For our house in Mexico, we have tried to create a space that will hold objects in their overall relationship to each other and the room. We crafted the proportion of the rooms to respect the historical nature of the late 19th century architecture in Merida. This proportional logic was extended to the new spaces.

Lea and I both have different, yet also similar, relationships to the objects we have collected, commissioned and created.

For Lea, her relationship is entwined with her history of design, her wonderful “eye” and the lessons she learned from her father, including: “take care of your tools and your tools will take care of you.” Objects matter to her. When they are violated, through misuse, vandalism or neglect, it stirs within her a dissonance that is visible in her body language. She has such a refined “eye” that she sees every imperfection. This attribute is wonderful but, at times, can lead to frustration that not everyone shares her ability and caring. Here in Mexico we are finding this to be particularly true and, at times, the frustration swells within her and stirs deep emotions.
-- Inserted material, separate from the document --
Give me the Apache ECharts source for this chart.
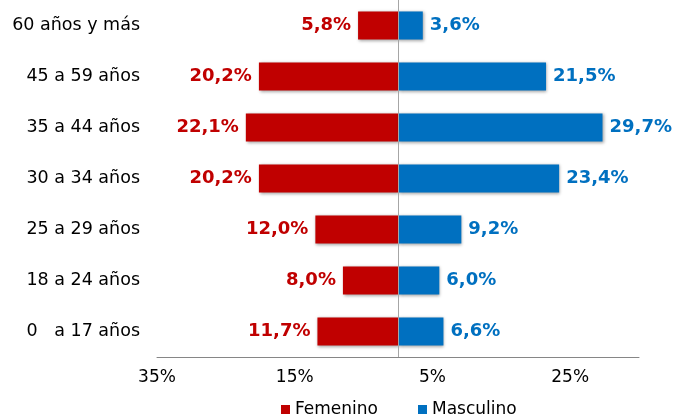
<!DOCTYPE html>
<html>
<head>
<meta charset="utf-8">
<script src="https://cdn.jsdelivr.net/npm/echarts@6/dist/echarts.min.js"></script>
<style>
html,body{margin:0;padding:0;background:#fff;}
#chart{width:675px;height:414px;}
</style>
</head>
<body>
<div id="chart"></div>
<script>
// Categories, bottom to top
const categories = ["0   a 17 años", "18 a 24 años", "25 a 29 años", "30 a 34 años", "35 a 44 años", "45 a 59 años", "60 años y más"];
// Percentages
const femenino = [11.7, 8.0, 12.0, 20.2, 22.1, 20.2, 5.8];
const masculino = [6.6, 6.0, 9.2, 23.4, 29.7, 21.5, 3.6];
const seriesNames = ["Femenino", "Masculino"];
// Axis ticks: 35%, 15%, 5%, 25% (counted from min)
const axisMin = -35, axisMax = 35, axisInterval = 20;

const RED = '#C00000', BLUE = '#0070C0';
const FONT = 'DejaVu Sans';
const fmt = v => Math.abs(v).toFixed(1).replace('.', ',') + '%';

const chart = echarts.init(document.getElementById('chart'), null, {renderer: 'canvas'});
const shadow = {shadowColor: 'rgba(0,0,0,0.35)', shadowBlur: 3, shadowOffsetX: 1, shadowOffsetY: 1};

chart.setOption({
  animation: false,
  textStyle: {fontFamily: FONT},
  grid: {left: 157, right: 36, top: 0, bottom: 57, containLabel: false},
  legend: {
    data: seriesNames,
    left: 276, top: 396,
    icon: 'rect', itemWidth: 9, itemHeight: 9, itemGap: 40,
    textStyle: {fontFamily: FONT, fontSize: 17, color: '#000'}
  },
  xAxis: {
    type: 'value', min: axisMin, max: axisMax, interval: axisInterval,
    splitLine: {show: false},
    axisTick: {show: false},
    axisLine: {show: true, lineStyle: {color: '#868686', width: 1}},
    axisLabel: {fontFamily: FONT, fontSize: 17, color: '#000', margin: 12, showMaxLabel: false,
      formatter: v => Math.abs(v) + '%'}
  },
  yAxis: {
    type: 'category', data: categories,
    axisLine: {show: false}, axisTick: {show: false},
    axisLabel: {fontFamily: FONT, fontSize: 17.5, color: '#000', margin: 17}
  },
  series: [
    {
      name: seriesNames[0], type: 'bar', stack: 'total', barWidth: '55%',
      data: femenino.map(v => -v),
      itemStyle: Object.assign({color: RED}, shadow),
      label: {show: true, position: 'left', distance: 7, fontFamily: FONT, fontSize: 18, fontWeight: 'bold', color: RED,
        formatter: p => fmt(p.value)},
      markLine: {
        silent: true, symbol: 'none', label: {show: false},
        lineStyle: {color: '#A6A6A6', width: 1, type: 'solid'},
        data: [{xAxis: 0}]
      }
    },
    {
      name: seriesNames[1], type: 'bar', stack: 'total', barWidth: '55%',
      data: masculino,
      itemStyle: Object.assign({color: BLUE}, shadow),
      label: {show: true, position: 'right', distance: 7, fontFamily: FONT, fontSize: 18, fontWeight: 'bold', color: BLUE,
        formatter: p => fmt(p.value)}
    }
  ]
});
</script>
</body>
</html>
For me, my relationship to objects is bound to my upbringing. I was not, like Lea, surrounded by aesthetically beautiful or well made objects. My parents respected well made things–but our financial circumstances led to “home made” and “store bought” objects. Even so, they were cared for. My father taught me first and foremost how to fix things. It was better to repair than buy. It was better to “re-purpose” than to buy new. So, when I view an object my first instinct is to figure out how it was made and how, when the time comes, I can “fix it.” I have, since becoming an architect (and, marrying Lea) taught myself about objects. I have learned about designers, materiality and craft. I know what I like and now, happily, can afford to acquire nice things. Ironically, this financial ability has led to buying less–and only buying what is exceptionally well made.

The dilema that we are facing now is reconciling this relationship with objects and our equally powerful instinct to seek perfection and harmony–a spatial balance that creates within us a calm. We are not naive and know that perfection is an elusive goal that is never really reached. Most definitions of perfection follow this logic: an impossiblity, something unattainable, something that cannot be reached..ever. Does this “impossibility” mean we should just resign ourselves to imperfection? Or is the journey to reach perfection itself enough to satisfy ourselves that we care and will not give up the search?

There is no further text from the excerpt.